110- AKIL ERDİREMİYORUM…
Kuran’da 275 yerde: “Düşünmüyor musunuz? Akıl erdirmiyor musunuz?” diye sorulmakta…
200 yerde: “Düşünme (tefekkür)” emredilmekte insana…
12 yerde: “Dolaşarak araştırıp ibret alma”
670 yerde de ilme teşvik buyrulmakta.
Demek ki Kuran-a göre insanlar akıllarını kullanacaklar.
Allah’ın nimetleri üzerinde düşünecekler…
Ayetlerin ve eşyanın hakikatini anlamaya yönelecekler…
Gözlerini ve gönüllerini öğrenmeye ve bilmeye açacaklar…
Şimdi bu emir gereğince son hac faciası üzerinde düşünerek akıl yürütelim.
Bilindiği gibi son Hac faciasında 600’u aşkın yurttaşımız hac farizasını yerine getirmek üzere kutsal topraklarda Suudi Krallığı’nın önlem almaması nedeniyle yaşamlarını yitirmeleri üzerinde düşünelim.
Suudi Krallığı: “Takdir-i ilahi böyleymiş” sözleri ile işin içinden sıyrılmaya çalışıyor…
Birçok devlet ve hükümet büyüğümüz de olaya bu gerekçe ile yaklaşıyor…
Olayı kapatmakta daha büyük yarar olduğunu sanıyor..
Bu nedenle de olayın üzerine fazla gitmiyor…
Ne var ki Tanrı’nın bana verdiği akıl durmuyor?
Bana işin içinden çıkılmaz sorular yöneltiyor.

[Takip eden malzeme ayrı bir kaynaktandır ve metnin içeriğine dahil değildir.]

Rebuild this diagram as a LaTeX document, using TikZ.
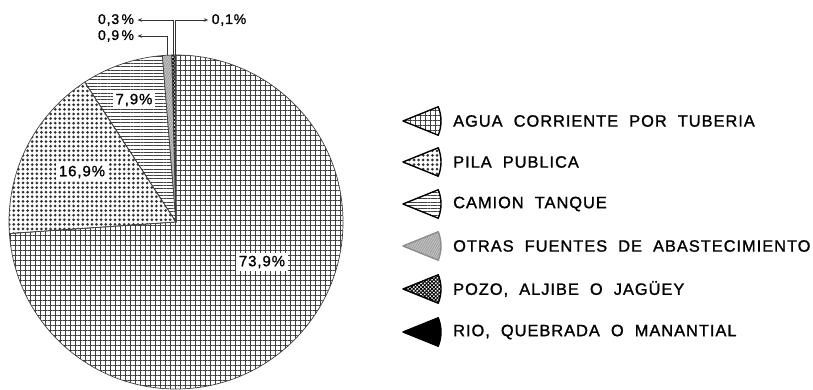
\documentclass[tikz,border=0pt]{standalone}
\usepackage{fontspec}
\setmainfont{Liberation Sans}
\newfontfamily\legfont[LetterSpace=6,WordSpace=2,FakeBold=1.2]{Liberation Sans}
\newfontfamily\pctfont[LetterSpace=6,FakeBold=1]{Liberation Sans}
\usetikzlibrary{patterns.meta,arrows.meta}
\tikzset{
  outl/.style={draw=black!75, line width=0.7pt},
  gridpat/.style={pattern={Hatch[distance=5pt,line width=0.55pt]}, pattern color=black!75},
  dotpat/.style={pattern={Dots[distance=4.6pt,radius=1.5pt]}, pattern color=black!80},
  hlinepat/.style={pattern={Lines[distance=3.3pt,angle=0,line width=0.6pt]}, pattern color=black!75},
  otrapat/.style={pattern={Lines[distance=2pt,angle=60,line width=0.4pt]}, pattern color=black!45},
  pozopat/.style={pattern={Hatch[distance=2.6pt,angle=45,line width=0.9pt]}, pattern color=black},
  pctlab/.style={font=\pctfont\fontsize{14}{14}\selectfont},
  inlab/.style={font=\pctfont\fontsize{15}{15}\selectfont, fill=white, inner sep=2.5pt},
  legtext/.style={anchor=west, inner sep=0pt, font=\legfont\fontsize{16.4}{17}\selectfont},
  leader/.style={draw=black!80, line width=0.7pt, -{Stealth[length=4.5pt,width=3.5pt]}},
  iconout/.style={draw=black, line width=1.4pt, line join=round}
}
\newcommand\mywedge[4]{% start, end, style, name-free
  \fill[#3] (C) -- ++(#1:167pt) arc[start angle=#1, end angle=#2, radius=167pt] -- cycle;
  \draw[outl] (C) -- ++(#1:167pt) arc[start angle=#1, end angle=#2, radius=167pt] -- cycle;
}
\newcommand\myicon[3]{% y, fill style, name
  \coordinate (#3) at (403,#1);
  \fill[#2] (#3) -- ++(-22:38pt) arc[start angle=-22, end angle=22, radius=38pt] -- cycle;
  \draw[iconout] (#3) -- ++(-22:38pt) arc[start angle=-22, end angle=22, radius=38pt] -- cycle;
}
\begin{document}
\begin{tikzpicture}[x=1pt,y=1pt]
\fill[white] (0,0) rectangle (813,390);
\useasboundingbox (0,0) rectangle (813,390);
\coordinate (C) at (176,168);
% pie slices
\mywedge{-176.04}{90}{gridpat}{}
\mywedge{123.12}{183.96}{dotpat}{}
\mywedge{94.68}{123.12}{hlinepat}{}
\fill[black!25] (C) -- ++(91.44:167pt) arc[start angle=91.44, end angle=94.68, radius=167pt] -- cycle;
\mywedge{91.44}{94.68}{otrapat}{}
\mywedge{90.36}{91.44}{pozopat}{}
\mywedge{90}{90.36}{fill=black}{}
% leader points
\path (C) ++(93.06:167pt) coordinate (p09);
\path (C) ++(90.9:167pt) coordinate (p03);
\path (C) ++(90.18:167pt) coordinate (p01);
\node[pctlab] (l03) at (116,370) {0,3\,\%};
\node[pctlab] (l09) at (116,354) {0,9\,\%};
\node[pctlab] (l01) at (229,370) {0,1\%};
\draw[leader] (p03) |- (l03.east);
\draw[leader] (p09) |- (l09.east);
\draw[leader] (p01) |- (l01.west);
% inner labels
\node[inlab] (l79) at (134,290) {7,9\%};
\node[inlab] (l169) at (82,218) {16,9\%};
\node[inlab] (l739) at (262,128) {73,9\%};
% legend
\myicon{269}{gridpat}{i1}
\myicon{228}{dotpat}{i2}
\myicon{186}{hlinepat}{i3}
\fill[black!25] (403,144) -- ++(-22:38pt) arc[start angle=-22, end angle=22, radius=38pt] -- cycle;
\coordinate (i4) at (403,144);
\fill[otrapat] (i4) -- ++(-22:38pt) arc[start angle=-22, end angle=22, radius=38pt] -- cycle;
\draw[draw=black!45, line width=1.4pt, line join=round] (i4) -- ++(-22:38pt) arc[start angle=-22, end angle=22, radius=38pt] -- cycle;
\myicon{101}{pozopat}{i5}
\myicon{58}{fill=black}{i6}
\node[legtext] (t1) at (453,269) {AGUA CORRIENTE POR TUBERIA};
\node[legtext] (t2) at (453,228) {PILA PUBLICA};
\node[legtext] (t3) at (453,186) {CAMION TANQUE};
\node[legtext] (t4) at (453,144) {OTRAS FUENTES DE ABASTECIMIENTO};
\node[legtext] (t5) at (453,101) {POZO, ALJIBE O JAGÜEY};
\node[legtext] (t6) at (453,58) {RIO, QUEBRADA O MANANTIAL};
\end{tikzpicture}
\end{document}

Hayır diyerek isyan ediyor.
Suudi Kralı “Takdir-i ilahi böyle imiş” diyerek, işin içinden sıyrılmaya çalışıyor.
Kral da bir insandır.
Bu nedenle sorumluluktan kaçmaktadır…
Tanrı’nın kitabı olduğuna inanılan Kuran’ın Ali İmran Suresi’nin 97. ayetinde aynen şu ayet vardır:
“Orada apaçık deliller vardır.
İbrahim’in makamı vardır.
Kim oraya girerse, güvenlik içinde olur.
Oraya yol bulabilen insana Allah için Kâbe’yi haccetmesi zorunludur…”
“Kim oraya girerse güvenlik içinde olur” dendiğine göre; oraya girenlerin her türlü tehlikeden uzak olması umulur…?
Daha önceki Hac olaylarını ve Haç’taki ölüm olaylarını düşündükçe yukarıdaki ayetin yerine gelmemiş olmasının nedenini araştırıyorum.
Akıl bu ya… Niçin öyle dendiği halde böyle olduğunu merak ediyorum.